Updated 8/19/2014 6PM EST Value Electronics has advised that after re-tallying the Samsung PN64F8500 collected the most votes across all the categories, and has announced that after deliberation it is now tied with the LG OLED for first place.
OLED is widely touted as the ” next big thing” in TV display technology, and the favorite of videophiles following the death of plasma.
Now the votes of actual videophiles are in. At an annual TV picture-quality shootout hosted by Scarsdale, New York high-end retailer Value Electronics, LG’s 55EC9300 OLED TV , available soon for $3,500, took the 2014 crown.
“This year was a close competition with many excellent contenders. We had a variety of flagship displays, both curved and flat panels, 1080p and 4K Ultra HD, as well as Plasma, LED, and OLED technologies”, said Value Electronics’ owner Robert Zohn.

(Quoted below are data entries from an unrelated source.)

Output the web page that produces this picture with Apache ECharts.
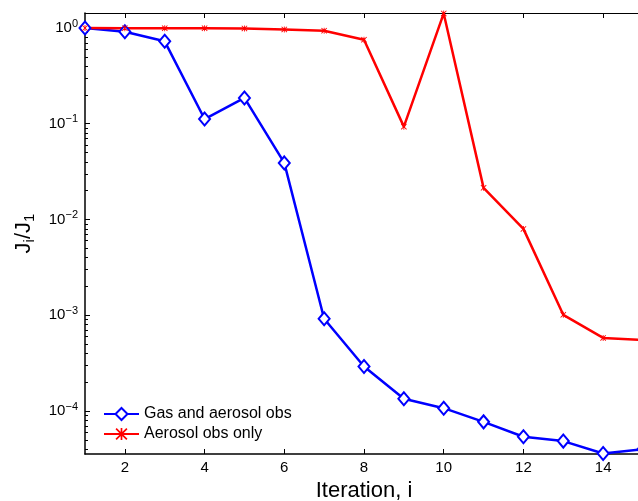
<!DOCTYPE html>
<html>
<head>
<meta charset="utf-8">
<script src="https://cdn.jsdelivr.net/npm/echarts@6/dist/echarts.min.js"></script>
<style>
  html, body { margin: 0; padding: 0; background: #fff; }
  #chart { width: 638px; height: 501px; }
</style>
</head>
<body>
<div id="chart"></div>
<script>
var iterations = [1, 2, 3, 4, 5, 6, 7, 8, 9, 10, 11, 12, 13, 14, 15]
var gasAndAerosol = [1.0, 0.915, 0.726, 0.112, 0.186, 0.039, 9.2e-4, 2.92e-4, 1.34e-4, 1.07e-4, 7.7e-5, 5.38e-5, 4.85e-5, 3.6e-5, 3.98e-5]
var aerosolOnly = [1.0, 0.995, 0.995, 0.995, 0.99, 0.965, 0.937, 0.755, 0.0933, 1.42, 0.0214, 0.00798, 1.01e-3, 5.8e-4, 5.5e-4]
var xTicks = [2, 4, 6, 8, 10, 12, 14]
var yTicks = [1e-4, 1e-3, 1e-2, 1e-1, 1]
var minorFactors = [2, 3, 4, 5, 6, 7, 8, 9]

var yMin = 3.556e-5
var yMax = 1.434

// minor ticks of the log axis: 2..9 times each decade
var yMinor = []
var decades = [1e-5].concat(yTicks)
decades.forEach(function (d) {
  minorFactors.forEach(function (f) {
    var v = d * f
    if (v > yMin && v < yMax) yMinor.push(v)
  })
})

var font = 'Liberation Sans, Arial, Helvetica, sans-serif'

function pairs (ys) {
  return iterations.map(function (x, i) { return [x, ys[i]] })
}

function yAxis (position, minor, withLabel) {
  return {
    type: 'log',
    position: position,
    min: yMin,
    max: yMax,
    axisLine: { show: !minor, lineStyle: { color: '#000', width: 1.5 } },
    splitLine: { show: false },
    axisTick: {
      show: true,
      inside: true,
      length: minor ? 3 : 5,
      lineStyle: { color: '#000', width: 1 },
      customValues: minor ? yMinor : yTicks
    },
    axisLabel: {
      show: withLabel,
      margin: 7,
      customValues: yTicks,
      formatter: function (v) {
        var e = Math.round(Math.log10(v))
        return '{b|10}{e|' + (e < 0 ? '\u2212' + (-e) : e) + '}'
      },
      rich: {
        b: { fontSize: 15, color: '#000', fontFamily: font },
        e: { fontSize: 11, color: '#000', fontFamily: font, padding: [0, 0, 9, 0] }
      }
    }
  }
}

var yAxes = [yAxis('left', false, true), yAxis('left', true, false), yAxis('right', false, false), yAxis('right', true, false)]
yAxes[0].name = '{a|J}{s|i}{a|/J}{s|1}'
yAxes[0].nameLocation = 'middle'
yAxes[0].nameGap = 48
yAxes[0].nameTextStyle = {
  rich: {
    a: { fontSize: 22, color: '#000', fontFamily: font },
    s: { fontSize: 15, color: '#000', fontFamily: font, padding: [12, 0, 0, 0] }
  }
}

var chart = echarts.init(document.getElementById('chart'))
chart.setOption({
  animation: false,
  backgroundColor: '#fff',
  grid: { left: 85, top: 13, width: 558, height: 441, outerBoundsMode: 'none', containLabel: false },
  legend: {
    left: 103,
    top: 406,
    padding: 0,
    orient: 'vertical',
    itemWidth: 35,
    itemHeight: 15,
    itemGap: 4,
    textStyle: { fontSize: 16, color: '#000', fontFamily: font },
    data: ['Gas and aerosol obs', 'Aerosol obs only']
  },
  xAxis: [{
    type: 'value',
    position: 'bottom',
    min: 1,
    max: 15,
    name: 'Iteration, i',
    nameLocation: 'middle',
    nameGap: 20,
    nameTextStyle: { fontSize: 22, color: '#000', fontFamily: font },
    axisLine: { lineStyle: { color: '#000', width: 1.5 } },
    splitLine: { show: false },
    axisTick: { inside: true, length: 5, lineStyle: { color: '#000' }, customValues: xTicks },
    axisLabel: { margin: 6, fontSize: 15, color: '#000', fontFamily: font, customValues: xTicks }
  }, {
    type: 'value',
    position: 'top',
    min: 1,
    max: 15,
    axisLine: { lineStyle: { color: '#000', width: 1 } },
    splitLine: { show: false },
    axisTick: { inside: true, length: 5, lineStyle: { color: '#000' }, customValues: xTicks },
    axisLabel: { show: false }
  }],
  yAxis: yAxes,
  series: [{
    name: 'Gas and aerosol obs',
    type: 'line',
    data: pairs(gasAndAerosol),
    symbol: 'emptyDiamond',
    symbolSize: [11, 13],
    lineStyle: { color: '#0000ff', width: 2.5 },
    itemStyle: { color: '#0000ff', borderColor: '#0000ff', borderWidth: 2 }
  }, {
    name: 'Aerosol obs only',
    type: 'line',
    data: pairs(aerosolOnly),
    symbol: 'path://M0,1L1,0L5,4L9,0L10,1L6,5L10,9L9,10L5,6L1,10L0,9L4,5ZM4.3,0L5.7,0L5.7,10L4.3,10Z',
    symbolSize: 6,
    lineStyle: { color: '#ff0000', width: 2.5 },
    itemStyle: { color: '#ff0000' }
  }]
})
</script>
</body>
</html>
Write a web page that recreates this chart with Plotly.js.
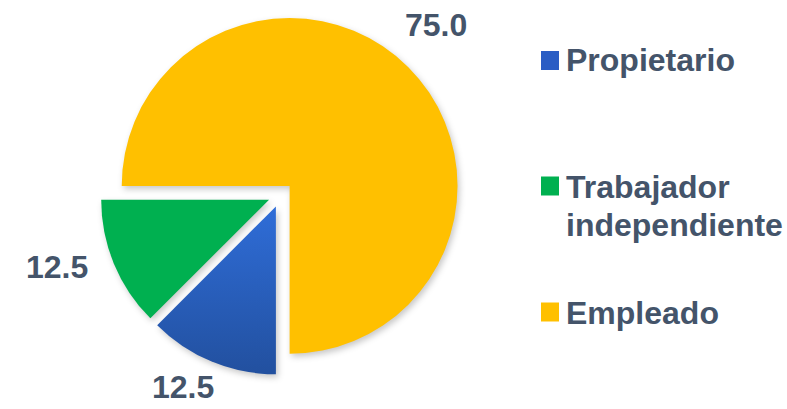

Though the bulk of the contenders were 4K-resolution LCD TVs, it was three 1080p-resolution TVs — two OLEDs and one plasma — which led the field in popular voting. LG’s OLED was the overall pick among the main body of voters, while the calibrators’ pick was the Samsung OLED.
The LG won every category aside from color accuracy and motion, both of which went to the lone high-end plasma still available, the Samsung PN64F8500 which was also last year’s winner. And yes, per inch of screen the F8500 plasma still costs significantly less then any of the other contenders.
At the event, LG’s Tim Alessi reiterated that the new 55EC9300 would be followed by a 4K OLED which would be “announced in 30 days” — meaning at either IFA or CEDIA. That jibes with LG’s CES promise to release 4K OLED TVs, perhaps including a 77-inch version, sometime this year.
The competition was held over two nights and included talks by industry figures Joe Kane and Dr. Larry Weber.
While OLED took out the ultimate honors, the winner among the 4K LCDs was the Sony XBR-85X950B which overshadowed the most physically imposing television on show: the $120,000 Samsung UN109S9W.
Samsung’s Mike Wood described the 109-incher as “esoterically crazy stuff” and said it needed six people to carry it into the store.
The TVs at the shootout were graded according to six criteria including black level, contrast ratio (black to white), color accuracy, motion resolution, day mode (Saturday only), and general video quality. (The day mode criteria was omitted from Sunday’s judging due to time constraints.)
All eight of the participating TVs were calibrated by HDTV experts, namely David Mackenzie of HDTV Test, Dewayne Davis (known on Internet forums as D-Nice), and Kevin Miller, former TV reviewer for CNET and founder of TweakTV.